Anche Rutte, che con Meloni e Ursula von der Leyen è stato recentemente in missione in Tunisia, si è speso per mediare, insieme a Meloni: “Pensavamo entrambi – ha spiegato il premier olandese – che sarebbe stato positivo se le conclusioni sulla dimensione esterna delle migrazioni fossero state adottate, anche se non è un disastro” avere conclusioni della presidenza, perché, “anche senza conclusioni, tutto quello” che è già in campo “va avanti”. E la “partnership” che dovrebbe essere siglata con la Tunisia è un modello che “può essere replicato con altri Paesi”. Ungheria e Polonia hanno voluto “usare questo momento” per sottolineare il “punto politico” che “sono molto arrabbiati, perché il Consiglio Affari Interni ha deciso a maggioranza qualificata” la posizione negoziale sul regolamento sulla gestione della migrazione e l’asilo.

 

Una cosa è chiara a tutti, che i numeri degli arrivi irregolari di migranti devono calare. Per questo, ha spiegato Michel, tra i leader c’è “un sostegno molto forte” per lavorare sulla “dimensione esterna” delle migrazioni, come si sta tentando di fare con la Tunisia, lavorando nella logica del partenariato con i Paesi di arrivo e di transito, per limitare le partenze e creare canali legali di arrivo. Se i numeri degli arrivi irregolari non caleranno, il patto per le migrazioni non potrà funzionare, perché i ricollocamenti che dovranno essere messi a disposizione ogni anno non sono infiniti: “C’è un modo solo per risolvere il problema per tutti, ed è affrontare i movimenti primari, perché altrimenti diventa impossibile affrontare quelli secondari”, ha rimarcato la leader di Fdi.

Malgrado la mancata approvazione delle conclusioni del Consiglio Europeo in materia di migrazioni, ha sottolineato Meloni, il patto che prevede la solidarietà obbligatoria “non esce ammaccato, perché non era in discussione al Consiglio” Europeo, a livello di leader. “E’ stato già discusso” nel Consiglio Ue, cioè a livello di ministri, dove è passato a maggioranza qualificata e “non è un tema che si riapre”. Ora il testo del patto Ue sull’asilo andrà negoziato con il Parlamento Europeo, ma una volta che il regolamento sarà approvato sarà legge in tutta l’Unione. Polonia e Ungheria, però, sono ossi duri: è da vedere se questa volta la rispetteranno. Dopo la crisi migratoria del 2015-16, la Commissione Juncker fu sconfitta sui ricollocamenti obbligatori, che voleva imporre con un sistema di ripartizione tratto dalla cassetta degli attrezzi delle quote di pescato.

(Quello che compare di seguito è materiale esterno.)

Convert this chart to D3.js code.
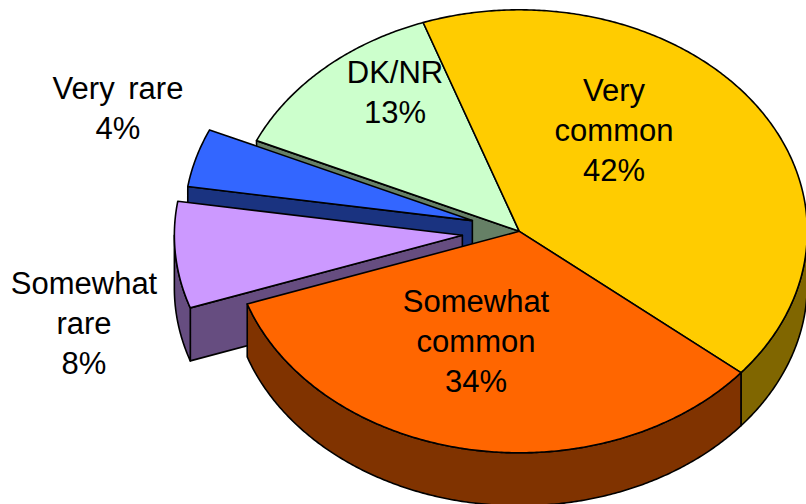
<!DOCTYPE html>
<html><head><meta charset="utf-8">
<script src="https://cdnjs.cloudflare.com/ajax/libs/d3/7.8.5/d3.min.js"></script>
<style>html,body{margin:0;padding:0;background:#fff;overflow:hidden}svg{display:block}
text{font-family:"Liberation Sans",Arial,sans-serif;font-size:31px;fill:#000;text-anchor:middle;word-spacing:5px}</style>
</head><body><svg id="c" width="806" height="504"></svg>
<script>
const categories = ["Very common","Somewhat common","Somewhat rare","Very rare","DK/NR"];
const values = [41.85,34,7.85,4.3,13];
const labelLines = [["Very","common","42%"],["Somewhat","common","34%"],["Somewhat","rare","8%"],["Very rare","4%"],["DK/NR","13%"]];
const topColors = ["#FFCC00","#FF6600","#CC99FF","#3366FF","#CCFFCC"];
const sideColors = ["#806600","#803300","#664D80","#1A3380","#668066"];
const explode = [0,0,0.1985,0.17,0];

const W=806,H=504, cx=519.3, cy=231.3, rx=288, ry=221.5, depth=53;
const labelPos=[[614,101],[476,312],[84,294],[118,99],[395,83]];
const lineH=40;
const rad=Math.PI/180;
const sx=d3.scaleLinear().domain([-1,1]).range([cx-rx,cx+rx]);
const sy=d3.scaleLinear().domain([-1,1]).range([cy+ry,cy-ry]);
const pie=d3.pie().sort(null).startAngle(-19.5*rad).endAngle(340.5*rad);
const arcs=pie(values);
const svg=d3.select("#c");
const line=d3.line();
const closed=pts=>line(pts)+"Z";
const n=values.length;

const slices=arcs.map((a,i)=>{
  const mid=(a.startAngle+a.endAngle)/2;
  const ox=Math.sin(mid)*explode[i], oy=Math.cos(mid)*explode[i];
  const P=(ang,z=0)=>[sx(Math.sin(ang)+ox),sy(Math.cos(ang)+oy)+z];
  const A=(z=0)=>[sx(ox),sy(oy)+z];
  return {i,a,mid,P,A};
}).sort((p,q)=>Math.cos(q.mid)-Math.cos(p.mid));

function arcPts(P,a0,a1,z){
  const m=Math.max(2,Math.ceil((a1-a0)/(0.5*rad)));
  return d3.range(m+1).map(k=>P(a0+(a1-a0)*k/m,z));
}
slices.forEach(s=>{
  const {i,a,P,A}=s, g=svg.append("g");
  const draw=(pts,fill)=>g.append("path").attr("d",closed(pts)).attr("fill",fill)
     .attr("stroke","#000").attr("stroke-width",1.6).attr("stroke-linejoin","round");
  const prev=(i+n-1)%n, next=(i+1)%n;
  const flushPrev=!explode[i]&&!explode[prev], flushNext=!explode[i]&&!explode[next];
  if(Math.sin(a.endAngle)>0&&!flushNext) draw([A(),P(a.endAngle),P(a.endAngle,depth),A(depth)],sideColors[i]);
  if(Math.sin(a.startAngle)<0&&!flushPrev) draw([A(),P(a.startAngle),P(a.startAngle,depth),A(depth)],sideColors[i]);
  const w0=Math.max(a.startAngle,90*rad), w1=Math.min(a.endAngle,270*rad);
  if(w1>w0) draw(arcPts(P,w0,w1,0).concat(arcPts(P,w0,w1,depth).reverse()),sideColors[i]);
  draw([A()].concat(arcPts(P,a.startAngle,a.endAngle,0)),topColors[i]);
});
labelLines.forEach((ls,i)=>{
  const t=svg.append("text");
  ls.forEach((l,k)=>t.append("tspan").attr("x",labelPos[i][0]).attr("y",labelPos[i][1]+k*lineH).text(l));
});
</script></body></html>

Il gruppo di Visegrad si oppose, rifiutandosi di ricollocare richiedenti asilo, con la comprensione se non l’appoggio dell’allora presidente del Consiglio Europeo Donald Tusk, polacco.

La Commissione dovette fare marcia indietro, rinunciando di fatto a punire i ‘reprobi’. Si vedrà se stavolta l’Ue riuscirà ad imporre a Polonia e Ungheria una solidarietà che finora hanno sempre rifiutato di fornire ai Paesi di primo arrivo.